A virtual conference dedicated to “ending animal exploitation” in design will take place in November.
Vegan Interior Design Week will be a five-day online event, featuring more than 30 international speakers across panel discussions, a virtual showroom and networking sessions.
“I discovered a whole new wave of vegan textiles”
The event is the brainchild of interior architect and animal rights activist Aline Dürr. Dürr has previously written a book on the subject, and says the research for it is where the inspiration for Vegan Interior Design Week came from.
“I discovered a whole new wave of vegan textiles and materials, as well as many vegan interior designers scattered all over the world,” she says. A lot were “quietly” trying to incorporate their vegan values into their work, while others were more outspoken.
But despite there being many working towards the same goal, Dürr says there was no real sense of a “worldwide community” – something she says is crucial for an effective movement.
“As an industry, we need to cut out all animal products in interior design – not only from an ethical point of view but with the environment and people’s health in mind as well,” she says. “In order for vegan interior design to really take off and follow in food’s and fashion’s footsteps, we need more people asking more questions.”
The aim of this inaugural Vegan Interior Design Week then is to establish a platform to ask these questions, she says, and hopefully get some answers.
“We need more demand”
One of the panel discussions slated for November will discuss the broad question of veganism as a growing trend within design. Vegan interior design is experiencing a rise, Dürr says, with things like vegan wall paints, furniture ranges and “bio-derived materials” like those made from fruits and plants.
But, she says, much of the forward momentum is in the supplier and manufacturing side. Consumer demand is a tougher question to answer.
“When people turn vegan, it usually starts with changing their diet, and then they move onto personal care products and fashion,” she explains. “For many vegans, it stops there as they are not necessarily aware of all the hidden animal products in their homes.”
In the same vein, client demand for vegan design is relatively small (“but growing,” Dürr says). “We need more demand for vegan furniture, materials and finishes,” she says, and more manufacturers to provide them.
“My hope is that this event will create very powerful connections”
A free event, Dürr says the goal is to have “everyone who lives, works, eats or sleeps in a space” attending and learning. She says vegan or not, the event will provide insight for interior designers, suppliers, manufacturers, retailers, property developers and even end consumers. The reason for this is that these are issues that “concern us all”.

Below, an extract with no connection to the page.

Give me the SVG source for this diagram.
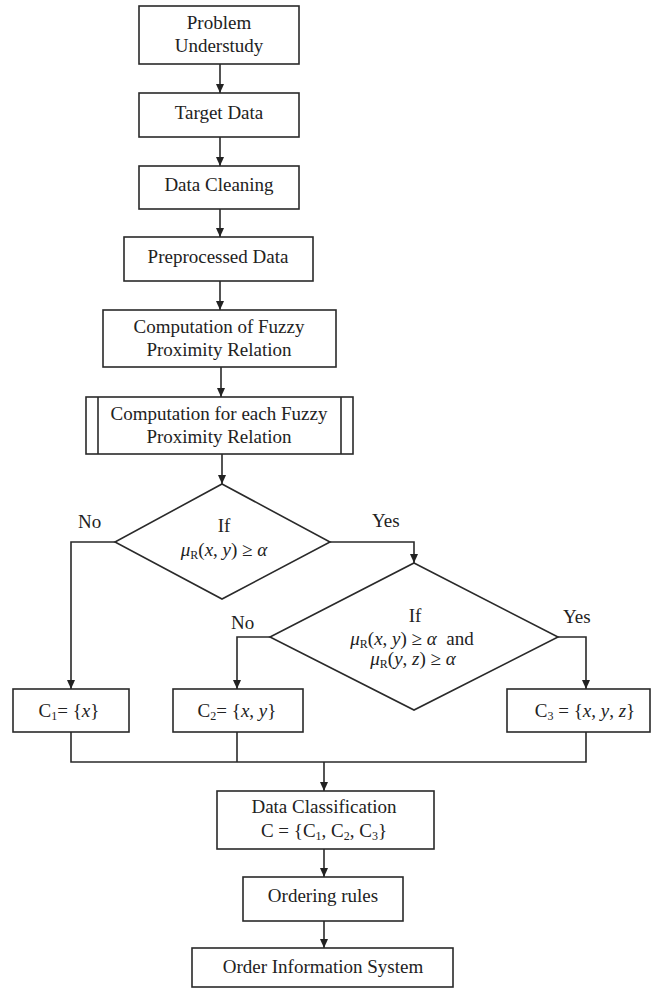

The event will have several different elements to help in this regard. Alongside “five or six” pre-recorder talks released per day, there will be one live panel discussion daily.
Finally, exhibitors will have virtual booths that will be available and accessible for the entire conference. She says exhibitors and their wares will range from vegan leather to wall paint suppliers and feather-free duvet producers.
All of this will be underpinned by daily networking “speed networking sessions”, the aim of which Dürr says is to create a “more tight-knit vegan interior design community”. “I can see that people are starting to work together already,” she says. “My hope is that this event will create very powerful connections and alliances that will help to fast forward vegan interior design globally.”